A friend the other day said, "THIS IS NOT LIKE THE MOVIES!" and yes she had raised her voice. 

I think that is the main reason so many things are failing when it comes to relationships. Most people expect waaaaayyyy too much. We need to simmer down and realize that not every day is going to be perfect and eventually you will be upset with the person you said you will love and be with forever. Brandeis upsets me. I know right? He seems like a gem. Well, he is not and sometimes he makes mistakes. I love him completely and I plan on loving him forever and ever! 

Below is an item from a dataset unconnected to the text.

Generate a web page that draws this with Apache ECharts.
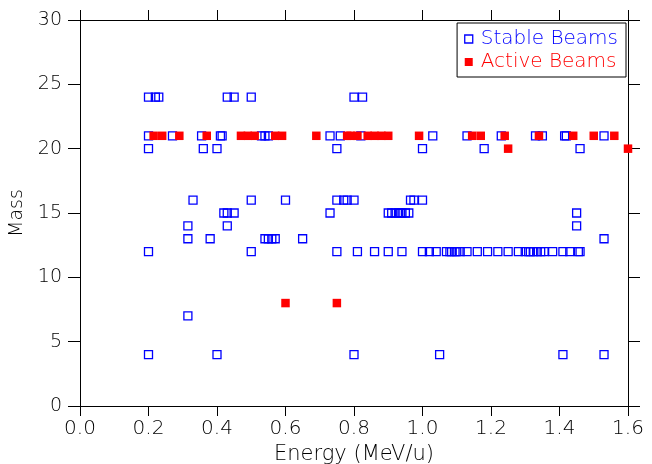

I have been upset so much lately because I feel our generation does not know what it is like to work for something. We have all, at one point, been given way too much. We all have the latest gadgets and the nicest clothes. (thanks parents) BUT this has made us picture the real world as something that it is not. It is not easy and nothing is just handed to us anymore. So many people spend the first year of their "no longer under parent control" life, married. (I am saying this since most people I know get married way too fast and have never really experienced life.) How hard do you think that is for them?? To finally be able to make your own choices, but also deal with all the hardships and challenges of life WHILE trying to build a relationship with someone you do not really completely know? 

Rough. 

I do not envy any of you. Yes, I was married right before I turned 22, but I also lived on my own for 3 years and paid my own bills (some months my mom did help me, but that made me learn so much). I do have a husband that, besides his mission, never lived on his own and always had help and guidance from his parents. This made our first few months of marriage very hard. I knew a lot about hardships since I was poor throughout college and had to figure out how to pay my bills with not enough money in my account. My husband never had to experience this. He would tell me we can't "spend any money this week" and then I almost run out of gas since I thought we had no money when really, we did, he just wanted to be cautious. Our understanding of when we are "poor" was completely different. 

I have grown up so much since the beginning of our marriage. I am grateful we have moved past all the beginning of marriage hardships and were able to stand by each other in everything. This world is only getting harder. It gives me peace knowing I have someone that will always be by me and able to help me through everything. 

I am grateful we have decided to wait to grow our family. I have learned to love Brandeis more since we have been married and I think having someone in our lives to take up my attention would have robbed me from so many good experiences with him. I know having a baby is a blessing and I am happy for all my friends that have had babies or are having them soon, but I am confident we have made the best choice by waiting! Before we have a baby we will have at-least 3 great years behind us that has allowed us to grow stronger together. 

I guess my main point is.....quit giving up on love and make sure you are fighting for that one person that is perfect for your needs! Do not settle. Do not rush it! In the end we all have someone that will make us completely happy and hold our hands through all the bad that is going to eventually happen.

Enjoy falling in love, you will eventually just be in love and will never have a first kiss, rush of holding hands for the first time, or any of those super exciting things again. So, enjoy it!